List of completed projects.
Chang-Ming Yeh
Principal | Court Facility Planner

Chang-Ming has been a judicial facility planner with the National Center since 1987 and worked extensively in the area of facility and security planning for state and local court systems.  He is the author of the Americans with Disabilities Act Court Facility Reference Guide (NCSC 1992).  He is also the co-author of The Courthouse: A Planning and Design Guide for Court Facilities (NCSC), 1991.

Chang-Ming co-authored of the Colorado Judicial Facility Standards for the Colorado Supreme Court in the late 1990s.  He served as a committee member on the Access Issues Task Force, National Court Reporter Association, and as a project advisory committee member of Strategies for Court Compliance with the Access Provisions of the Americans with Disabilities Act, American Bar Association.  Chang-Ming received a B.S. in Architecture and Urban Planning from Chinese Culture University, Taiwan; an M.S. in Architecture Engineering, and an M.S. in Computer Science from the University of Kansas.


David Sayles
Analyst | Court Facility Planner

David is a graduate of the University of Colorado, Boulder, and holds a Bachelor's degree in Environmental Design and Panning.  At the NCSC, he has 15 years of experience assessing court facility needs and assisting in the delivery of court facilities planning projects.

As a planning analyst, David specializes in the statistical and data analysis of court workloads and court systems.  He assists the court in projecting their future staffing needs by summarizing statistical findings and conducting surveys.

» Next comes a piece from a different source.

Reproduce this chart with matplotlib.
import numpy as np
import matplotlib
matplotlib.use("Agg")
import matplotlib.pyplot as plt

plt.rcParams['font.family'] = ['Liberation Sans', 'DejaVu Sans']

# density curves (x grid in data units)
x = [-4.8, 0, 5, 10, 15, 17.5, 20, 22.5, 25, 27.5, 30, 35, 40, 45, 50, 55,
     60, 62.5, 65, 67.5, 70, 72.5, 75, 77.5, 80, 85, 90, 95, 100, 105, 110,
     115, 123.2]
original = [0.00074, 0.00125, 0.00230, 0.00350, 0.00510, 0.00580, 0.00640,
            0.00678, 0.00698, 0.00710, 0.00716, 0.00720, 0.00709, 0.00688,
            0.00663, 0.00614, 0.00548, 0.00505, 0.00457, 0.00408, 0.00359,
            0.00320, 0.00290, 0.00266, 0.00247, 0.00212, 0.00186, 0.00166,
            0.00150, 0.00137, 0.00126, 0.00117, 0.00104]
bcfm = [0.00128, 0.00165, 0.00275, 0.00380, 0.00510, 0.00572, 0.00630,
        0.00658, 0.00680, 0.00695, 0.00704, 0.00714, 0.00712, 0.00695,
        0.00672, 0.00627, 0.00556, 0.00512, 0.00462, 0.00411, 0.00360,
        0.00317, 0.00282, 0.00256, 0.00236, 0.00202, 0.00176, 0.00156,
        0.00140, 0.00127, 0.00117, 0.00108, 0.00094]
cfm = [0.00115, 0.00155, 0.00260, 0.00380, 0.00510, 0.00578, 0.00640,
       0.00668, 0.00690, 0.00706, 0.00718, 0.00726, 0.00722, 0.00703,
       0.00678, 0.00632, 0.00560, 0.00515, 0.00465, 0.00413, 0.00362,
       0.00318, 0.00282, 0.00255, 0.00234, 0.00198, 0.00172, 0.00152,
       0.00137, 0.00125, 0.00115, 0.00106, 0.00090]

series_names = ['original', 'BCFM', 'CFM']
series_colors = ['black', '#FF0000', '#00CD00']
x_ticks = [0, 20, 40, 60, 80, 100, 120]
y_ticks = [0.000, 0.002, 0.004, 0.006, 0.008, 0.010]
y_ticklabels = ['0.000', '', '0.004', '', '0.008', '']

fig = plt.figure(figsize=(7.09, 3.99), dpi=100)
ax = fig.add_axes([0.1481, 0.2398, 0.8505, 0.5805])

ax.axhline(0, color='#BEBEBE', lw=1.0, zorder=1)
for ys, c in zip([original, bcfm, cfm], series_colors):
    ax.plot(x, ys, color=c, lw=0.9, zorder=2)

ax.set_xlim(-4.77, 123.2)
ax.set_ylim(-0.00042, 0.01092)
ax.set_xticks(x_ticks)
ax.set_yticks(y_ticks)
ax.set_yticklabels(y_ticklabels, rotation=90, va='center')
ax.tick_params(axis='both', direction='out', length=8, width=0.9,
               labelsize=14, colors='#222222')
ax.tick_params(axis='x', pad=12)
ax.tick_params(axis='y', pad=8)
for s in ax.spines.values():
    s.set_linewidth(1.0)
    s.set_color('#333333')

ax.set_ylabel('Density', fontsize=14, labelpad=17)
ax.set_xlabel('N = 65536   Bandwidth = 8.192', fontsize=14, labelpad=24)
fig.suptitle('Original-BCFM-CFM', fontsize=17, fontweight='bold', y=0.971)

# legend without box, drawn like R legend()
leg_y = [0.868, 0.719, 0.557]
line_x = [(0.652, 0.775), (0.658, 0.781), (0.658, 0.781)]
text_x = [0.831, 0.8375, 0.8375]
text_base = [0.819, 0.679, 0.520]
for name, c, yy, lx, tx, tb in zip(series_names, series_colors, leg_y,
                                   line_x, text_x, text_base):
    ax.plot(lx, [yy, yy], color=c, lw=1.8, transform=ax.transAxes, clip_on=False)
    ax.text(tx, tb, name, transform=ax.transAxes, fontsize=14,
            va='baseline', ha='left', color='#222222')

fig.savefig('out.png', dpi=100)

The information David collects and summarizes is used to determine space needs and requirements in the courthouse.


Allison McKenzie, AIA, LEED Green Associate
Senior Architect  |  Court Facility Planner

Allison is a Registered Architect and Senior Court Planning Consultant at the NCSC.  She is a member of the American Institute of Architects and holds a Bachelor of Architecture from the University of Arkansas, 1997.  Before joining the National Center, she worked as an Architect on master planning, programming, planning, and design projects of various types.

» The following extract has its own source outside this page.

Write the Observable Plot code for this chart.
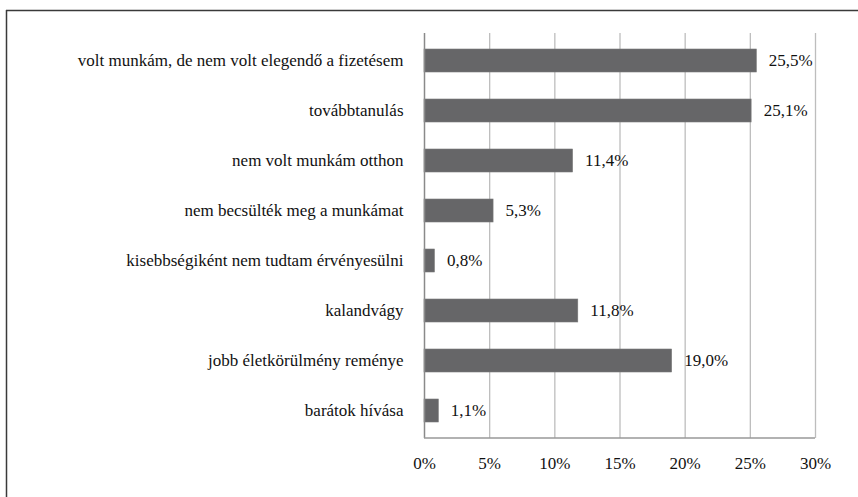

In 2017 she began working with the NCSC as a Senior Architect and court facility planner.  Allison has the unique perspective of having worked as an Architect on courthouse projects and as a consultant to Architects, the court, and county governing agencies.  Allison can provide architectural design peer reviews, conceptual and schematic design drawings, space programming, building code and zoning analyses, building assessments, and facility master planning.

Her projects have been featured in publications including Architectural Record, Architecture and Urbanism, and Interior Design magazines.  Most recently, Allison co-authored What will shape the future of Courthouse Design?, which will be published in the NCSC's Future Trends Publication.


Nathan Hall, RA, LEED AP BD+C
Principal  |  Court Facility Planner

Nathan is a registered Architect and Principal Court Consultant at the National Center for State Courts. Since joining the National Center in 2008, he has been involved in over 100 court facility projects for state and local courts across the nation.

At the National Center, Nathan provides expert consultation and technical assistance to state and local courts, local and county governments, and private industry design firms on courthouse facility planning and design projects. Areas of expertise include operational assessment and strategic planning analysis, conceptual and schematic design development, architectural design peer review, court security, and court technology requirements analysis.

Nathan provides training nationally to professionals regarding courthouse planning and design as well as courthouse security and is the primary editor of the NCSC publication, Steps to Best Practices for Court Building Security.  He has published multiple articles on the subject of innovation in courthouse planning appearing in Courts Today and in the NCSC Future Trends series.